● **WORK REQUIRED**: Retype all of the listing exactly, passing over any picture you find.

═══ GIVEN INFORMATION ═══

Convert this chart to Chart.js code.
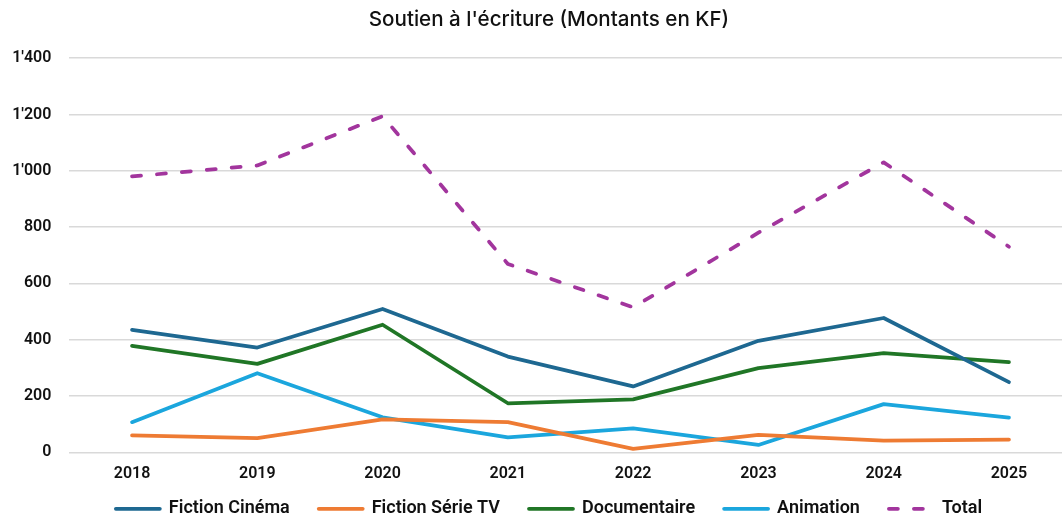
<!DOCTYPE html>
<html>
<head>
<meta charset="utf-8">
<script src="https://cdn.jsdelivr.net/npm/chart.js@4/dist/chart.umd.min.js"></script>
<style>
  html, body { margin: 0; padding: 0; background: #ffffff; overflow: hidden; }
  #wrap { width: 1098px; height: 517px; position: relative; }
</style>
</head>
<body>
<div id="wrap"><canvas id="c"></canvas></div>
<script>
const years = ['2018', '2019', '2020', '2021', '2022', '2023', '2024', '2025'];
const fictionCinema = [435, 372, 509, 340, 234, 396, 477, 249];
const fictionSerieTV = [60, 50, 117, 107, 12, 62, 41, 45];
const documentaire = [378, 314, 453, 174, 188, 299, 352, 320];
const animation = [107, 281, 124, 53, 85, 26, 171, 123];
const total = [980, 1019, 1194, 669, 515, 780, 1030, 730];
const yTicks = [0, 200, 400, 600, 800, 1000, 1200, 1400];

function fmt(v) {
  return String(v).replace(/\B(?=(\d{3})+(?!\d))/g, "'");
}

const FONT = 'Roboto, "DejaVu Sans", sans-serif';
const TITLE_FONT = 'Inter, Roboto, sans-serif';
const LW = 3.75;

// let the x tick labels draw below the (shortened) x-axis box
const labelRoom = {
  id: 'labelRoom',
  afterLayout(chart) {
    const s = chart.scales.x;
    s.bottom = s.top + 40;
  }
};

new Chart(document.getElementById('c'), {
  type: 'line',
  data: {
    labels: years,
    datasets: [
      { label: 'Fiction Cinéma', data: fictionCinema, borderColor: '#1e6891', backgroundColor: '#1e6891', borderWidth: LW },
      { label: 'Fiction Série TV', data: fictionSerieTV, borderColor: '#ee7b33', backgroundColor: '#ee7b33', borderWidth: LW },
      { label: 'Documentaire', data: documentaire, borderColor: '#207626', backgroundColor: '#207626', borderWidth: LW },
      { label: 'Animation', data: animation, borderColor: '#1ba6dd', backgroundColor: '#1ba6dd', borderWidth: LW },
      { label: 'Total', data: total, borderColor: '#a2359d', backgroundColor: '#a2359d', borderWidth: LW, borderDash: [9, 16] }
    ]
  },
  plugins: [labelRoom],
  options: {
    responsive: true,
    maintainAspectRatio: false,
    animation: false,
    layout: { padding: { left: 0, right: 0, top: 0, bottom: -10.75 } },
    elements: {
      line: { tension: 0, borderCapStyle: 'round', borderJoinStyle: 'round' },
      point: { radius: 0, hoverRadius: 0 }
    },
    plugins: {
      title: {
        display: true,
        text: "Soutien à l'écriture (Montants en KF)",
        color: '#111111',
        font: { family: TITLE_FONT, size: 20.6, weight: '500' },
        padding: { top: 7.5, bottom: 26 }
      },
      legend: {
        position: 'bottom',
        labels: {
          usePointStyle: true,
          pointStyle: 'line',
          pointStyleWidth: 44,
          boxHeight: 15,
          padding: 29,
          color: '#111111',
          font: { family: FONT, size: 18, weight: '600' },
          generateLabels: (chart) => {
            const items = Chart.defaults.plugins.legend.labels.generateLabels(chart);
            return items.map((it) => {
              const ds = chart.data.datasets[it.datasetIndex];
              it.lineDash = ds.borderDash || [];
              it.lineCap = 'round';
              it.lineWidth = LW;
              it.strokeStyle = ds.borderColor;
              return it;
            });
          }
        }
      },
      tooltip: { enabled: false }
    },
    scales: {
      x: {
        offset: true,
        grid: { display: false, drawTicks: false },
        border: { display: false },
        afterFit: (axis) => { axis.height = 18.5; },
        ticks: {
          color: '#111111',
          padding: 12.5,
          maxRotation: 0,
          font: { family: FONT, size: 16, weight: '600' }
        }
      },
      y: {
        min: yTicks[0],
        max: yTicks[yTicks.length - 1],
        afterBuildTicks: (axis) => { axis.ticks = yTicks.map(v => ({ value: v })); },
        afterFit: (axis) => { axis.width = 69.4; },
        grid: { color: '#d9d9d9', lineWidth: 1.5, drawTicks: false },
        border: { display: false },
        ticks: {
          color: '#111111',
          padding: 18,
          font: { family: FONT, size: 16, weight: '600' },
          callback: (v) => fmt(v)
        }
      },
      yRight: {
        position: 'right',
        display: true,
        grid: { display: false, drawTicks: false },
        border: { display: false },
        ticks: { display: false },
        afterFit: (axis) => { axis.width = 26.4; }
      }
    }
  }
});
</script>
</body>
</html>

═══

● **COMPLETE ANSWER**:
Convert this chart to Chart.js code.
<!DOCTYPE html>
<html>
<head>
<meta charset="utf-8">
<script src="https://cdn.jsdelivr.net/npm/chart.js@4/dist/chart.umd.min.js"></script>
<style>
  html, body { margin: 0; padding: 0; background: #ffffff; overflow: hidden; }
  #wrap { width: 1098px; height: 517px; position: relative; }
</style>
</head>
<body>
<div id="wrap"><canvas id="c"></canvas></div>
<script>
const years = ['2018', '2019', '2020', '2021', '2022', '2023', '2024', '2025'];
const fictionCinema = [435, 372, 509, 340, 234, 396, 477, 249];
const fictionSerieTV = [60, 50, 117, 107, 12, 62, 41, 45];
const documentaire = [378, 314, 453, 174, 188, 299, 352, 320];
const animation = [107, 281, 124, 53, 85, 26, 171, 123];
const total = [980, 1019, 1194, 669, 515, 780, 1030, 730];
const yTicks = [0, 200, 400, 600, 800, 1000, 1200, 1400];

function fmt(v) {
  return String(v).replace(/\B(?=(\d{3})+(?!\d))/g, "'");
}

const FONT = 'Roboto, "DejaVu Sans", sans-serif';
const TITLE_FONT = 'Inter, Roboto, sans-serif';
const LW = 3.75;

// let the x tick labels draw below the (shortened) x-axis box
const labelRoom = {
  id: 'labelRoom',
  afterLayout(chart) {
    const s = chart.scales.x;
    s.bottom = s.top + 40;
  }
};

new Chart(document.getElementById('c'), {
  type: 'line',
  data: {
    labels: years,
    datasets: [
      { label: 'Fiction Cinéma', data: fictionCinema, borderColor: '#1e6891', backgroundColor: '#1e6891', borderWidth: LW },
      { label: 'Fiction Série TV', data: fictionSerieTV, borderColor: '#ee7b33', backgroundColor: '#ee7b33', borderWidth: LW },
      { label: 'Documentaire', data: documentaire, borderColor: '#207626', backgroundColor: '#207626', borderWidth: LW },
      { label: 'Animation', data: animation, borderColor: '#1ba6dd', backgroundColor: '#1ba6dd', borderWidth: LW },
      { label: 'Total', data: total, borderColor: '#a2359d', backgroundColor: '#a2359d', borderWidth: LW, borderDash: [9, 16] }
    ]
  },
  plugins: [labelRoom],
  options: {
    responsive: true,
    maintainAspectRatio: false,
    animation: false,
    layout: { padding: { left: 0, right: 0, top: 0, bottom: -10.75 } },
    elements: {
      line: { tension: 0, borderCapStyle: 'round', borderJoinStyle: 'round' },
      point: { radius: 0, hoverRadius: 0 }
    },
    plugins: {
      title: {
        display: true,
        text: "Soutien à l'écriture (Montants en KF)",
        color: '#111111',
        font: { family: TITLE_FONT, size: 20.6, weight: '500' },
        padding: { top: 7.5, bottom: 26 }
      },
      legend: {
        position: 'bottom',
        labels: {
          usePointStyle: true,
          pointStyle: 'line',
          pointStyleWidth: 44,
          boxHeight: 15,
          padding: 29,
          color: '#111111',
          font: { family: FONT, size: 18, weight: '600' },
          generateLabels: (chart) => {
            const items = Chart.defaults.plugins.legend.labels.generateLabels(chart);
            return items.map((it) => {
              const ds = chart.data.datasets[it.datasetIndex];
              it.lineDash = ds.borderDash || [];
              it.lineCap = 'round';
              it.lineWidth = LW;
              it.strokeStyle = ds.borderColor;
              return it;
            });
          }
        }
      },
      tooltip: { enabled: false }
    },
    scales: {
      x: {
        offset: true,
        grid: { display: false, drawTicks: false },
        border: { display: false },
        afterFit: (axis) => { axis.height = 18.5; },
        ticks: {
          color: '#111111',
          padding: 12.5,
          maxRotation: 0,
          font: { family: FONT, size: 16, weight: '600' }
        }
      },
      y: {
        min: yTicks[0],
        max: yTicks[yTicks.length - 1],
        afterBuildTicks: (axis) => { axis.ticks = yTicks.map(v => ({ value: v })); },
        afterFit: (axis) => { axis.width = 69.4; },
        grid: { color: '#d9d9d9', lineWidth: 1.5, drawTicks: false },
        border: { display: false },
        ticks: {
          color: '#111111',
          padding: 18,
          font: { family: FONT, size: 16, weight: '600' },
          callback: (v) => fmt(v)
        }
      },
      yRight: {
        position: 'right',
        display: true,
        grid: { display: false, drawTicks: false },
        border: { display: false },
        ticks: { display: false },
        afterFit: (axis) => { axis.width = 26.4; }
      }
    }
  }
});
</script>
</body>
</html>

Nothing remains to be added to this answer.